The Reading List: When Civility > Empathy, Civil War-Level Family Drama, Harry Styles As Longread Escape.
Poppets! We made it to the Friday before the long weekend. So whether you’re braving the airports, or stuck in the car on the way to Tahoe, or doing what I’m doing (staying in town, eating all the foods, going to yoga and museums, watching Schitt’s Creek,) there’s quite a bit to get on your Kindle this weekend.
But first, to discuss: My mother reminded me that Margaret Atwood has written her Handmaid’s Tale sequel and tbh, I still don’t know how I feel about it. As I’ve told you all so many times, The Handmaid’s Tale is my favorite book, a book I wrote a Princeton admissions essay on AND have read nearly every year since I was 16. This new book, which comes out IN A FEW WEEKS OMG, is set 15 years after the end of the original, which is a good sign I guess, as it might help avoid some of the traps sequels can fall into in trying force a narrative through line across decades. I dunno, I’m over-the-top excited about it but am also keeping my expectations below sea-level for my own mental health. #selfcare
Also: the Missive will be off on Monday, as I hope most of you will be.
TO THE LONGREADS
1619 Project (The New York Times) - This came out a couple of weeks ago, but I was only able to start reading it yesterday. And this interactive project spearheaded by Nikole Hannah-Jones on the legacy of slavery is stunning in its breadth and devastating in its content. Unsurprisingly, I found the essays on how structural racism contributes to urban traffic, our lack of universal health care, and the “brutality of American capitalism” most compelling.

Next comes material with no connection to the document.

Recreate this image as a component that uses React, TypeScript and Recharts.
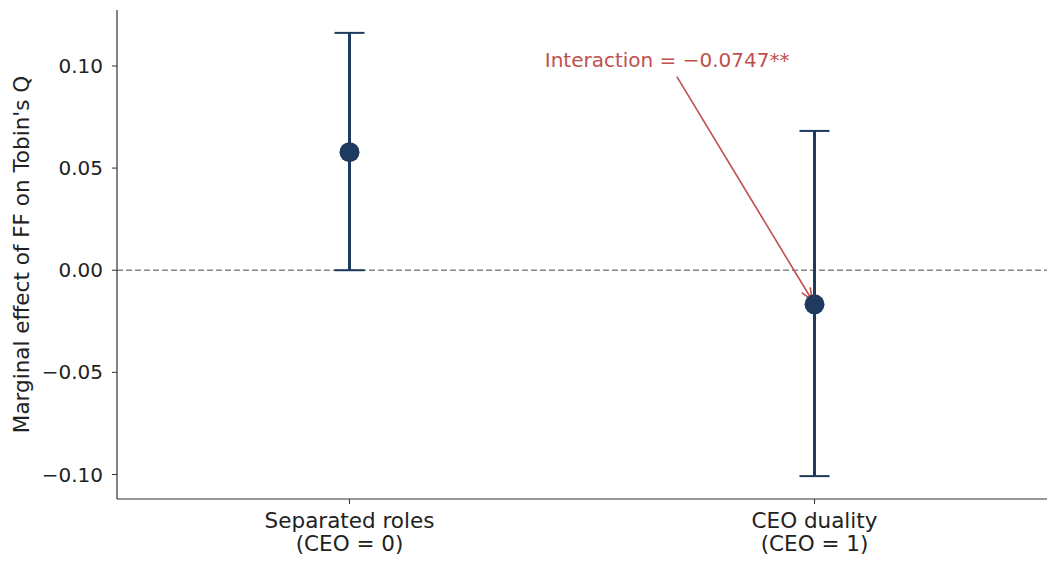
import React from 'react';
import {
  ComposedChart,
  Scatter,
  ErrorBar,
  XAxis,
  YAxis,
  ReferenceLine,
  ReferenceDot,
} from 'recharts';

const categories = ['Separated roles', 'CEO duality'];
const subLabels = ['(CEO = 0)', '(CEO = 1)'];
const positions = [0, 1];
const estimates = [0.0578, -0.0167];
const ciLower = [0.0, -0.1008];
const ciUpper = [0.1162, 0.0682];
const yTicks = [-0.1, -0.05, 0, 0.05, 0.1];
const annotationText = 'Interaction = \u22120.0747**';
const arrowTail = { x: 0.704, y: 0.0948 };
const arrowHead = { x: 0.995, y: -0.0147 };
const textAnchorPoint = { x: 0.683, y: 0.1029 };

const data = positions.map((p, i) => ({
  x: p,
  y: estimates[i],
  err: [estimates[i] - ciLower[i], ciUpper[i] - estimates[i]],
}));

const NAVY = '#1f3a5f';
const RED = '#c0504d';
const FONT = '"DejaVu Sans", sans-serif';

const fmt = (v: number) => {
  const s = Math.abs(v).toFixed(2);
  return v < -1e-9 ? '\u2212' + s : s;
};

const XTick = (props: any) => {
  const { x, y, payload } = props;
  const idx = positions.indexOf(payload.value);
  return (
    <g>
      <line x1={x} x2={x} y1={y - 8} y2={y - 3} stroke="#333" strokeWidth={1} />
      <text x={x} y={y + 21} textAnchor="middle" fontSize={21.5} fill="#222" fontFamily={FONT}>
        {categories[idx]}
      </text>
      <text x={x} y={y + 44} textAnchor="middle" fontSize={21.5} fill="#222" fontFamily={FONT}>
        {subLabels[idx]}
      </text>
    </g>
  );
};

const ArrowShape = (props: any) => {
  const { x1, y1, x2, y2 } = props;
  if ([x1, y1, x2, y2].some((v) => typeof v !== 'number' || isNaN(v))) return null;
  const dx = x2 - x1;
  const dy = y2 - y1;
  const len = Math.sqrt(dx * dx + dy * dy);
  const ux = dx / len;
  const uy = dy / len;
  const hl = 12;
  const hw = 5;
  const bx = x2 - ux * hl;
  const by = y2 - uy * hl;
  const px = -uy;
  const py = ux;
  return (
    <g>
      <line x1={x1} y1={y1} x2={x2} y2={y2} stroke={RED} strokeWidth={1.6} />
      <polyline
        points={`${bx + px * hw},${by + py * hw} ${x2},${y2} ${bx - px * hw},${by - py * hw}`}
        fill="none"
        stroke={RED}
        strokeWidth={1.6}
      />
    </g>
  );
};

const AnnotationText = (props: any) => {
  const { cx, cy } = props;
  return (
    <text x={cx} y={cy + 7} textAnchor="middle" fontSize={20} fill={RED} fontFamily={FONT}>
      {annotationText}
    </text>
  );
};

const Dot = (props: any) => {
  const { cx, cy } = props;
  return <circle cx={cx} cy={cy} r={10} fill={NAVY} />;
};

export default function App() {
  return (
    <div style={{ position: 'absolute', left: 0, top: 0, background: '#fff' }}>
      <ComposedChart
        width={1056}
        height={563}
        data={data}
        margin={{ top: 10, right: 9, left: 0, bottom: 0 }}
      >
        <XAxis
          dataKey="x"
          type="number"
          domain={[-0.5, 1.5]}
          ticks={positions}
          tick={<XTick />}
          tickLine={false}
          axisLine={{ stroke: '#333', strokeWidth: 1.2 }}
          height={64}
          allowDataOverflow
        />
        <YAxis
          type="number"
          domain={[-0.112, 0.1274]}
          ticks={yTicks}
          tickFormatter={fmt}
          width={117}
          allowDataOverflow
          axisLine={{ stroke: '#333', strokeWidth: 1.2 }}
          tickLine={{ stroke: '#333' }}
          tickSize={5}
          tickMargin={9}
          tick={{ fontSize: 20, fill: '#222', fontFamily: FONT }}
          label={{
            value: "Marginal effect of FF on Tobin's Q",
            angle: -90,
            position: 'insideLeft',
            dx: 16,
            style: { fontSize: 21.5, fill: '#222', fontFamily: FONT, textAnchor: 'middle' },
          }}
        />
        <ReferenceLine y={0} stroke="#888" strokeDasharray="6 3" strokeWidth={1.3} />
        <Scatter data={data} dataKey="y" shape={<Dot />} isAnimationActive={false}>
          <ErrorBar dataKey="err" direction="y" width={15} strokeWidth={2} stroke={NAVY} />
          <ErrorBar dataKey="err" direction="y" width={0} strokeWidth={3} stroke={NAVY} />
        </Scatter>
        <ReferenceLine
          segment={[arrowTail, arrowHead]}
          shape={<ArrowShape />}
          ifOverflow="visible"
        />
        <ReferenceDot
          x={textAnchorPoint.x}
          y={textAnchorPoint.y}
          r={0}
          shape={<AnnotationText />}
          ifOverflow="visible"
        />
      </ComposedChart>
    </div>
  );
}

Eve Fairbanks, The ‘reasonable’ rebels (The Washington Post) - And if you’ve followed any of the criticism of the 1619 Project, this essay will be recognizable. Fairbanks compares the rhetoric of current conservatives calling for public civility—claiming they are being pushed further right by uncouth and interrupting liberals, claiming to merely fight for the quality of public discourse, not on-behalf of those who spout and enact horrible world views—to antebellum language defending the systems that held up slavery. And not just generally. She pulls line-by-line parallels between what’s being said by the intellectual right now to what was published by proslavery factions in the 1830s-1860s.
Jessica Roy, Two Sisters And The Terrorist Who Came Between Them (Elle) - Told from each woman’s perspective, Roy presents the stories of two American sisters, one of whom is on trial for aiding and abetting ISIS in Syria and purchasing child slaves. Was she being held against her will? Or did she willingly participate in the terrorist community her husband moved her and her family to the Middle East for?
Jeffrey Goldberg, The Man Who Couldn’t Take It Anymore (The Atlantic) - Don’t read this one if you want to be able to go about your day today comfortable in assuming we’re not on the brink of calamity, but Goldberg’s profile of former secretary of defense General James Mattis is so fascinating. Mattis won’t answer certain questions about 45, but as Goldberg pushes him with the most egregious examples of Trump’s failings, he captures the cracks in Mattis’s outward fortifications. Fascinating / terrifying if you’re, you know, a human living in this country in 2019.
Rob Sheffield, The Eternal Sunshine of HARRY STYLES (Rolling Stone) - Sometimes, on an American long weekend, you need a sexy and over-the-top celebrity profile to get you in that end-of-summer mindset. And I unabashedly loved Harry Styles’ last album so come at me pop music haters, I will eat your for breakfast.
Y’all are wonderful. Be kind to each other, and see you on Tuesday.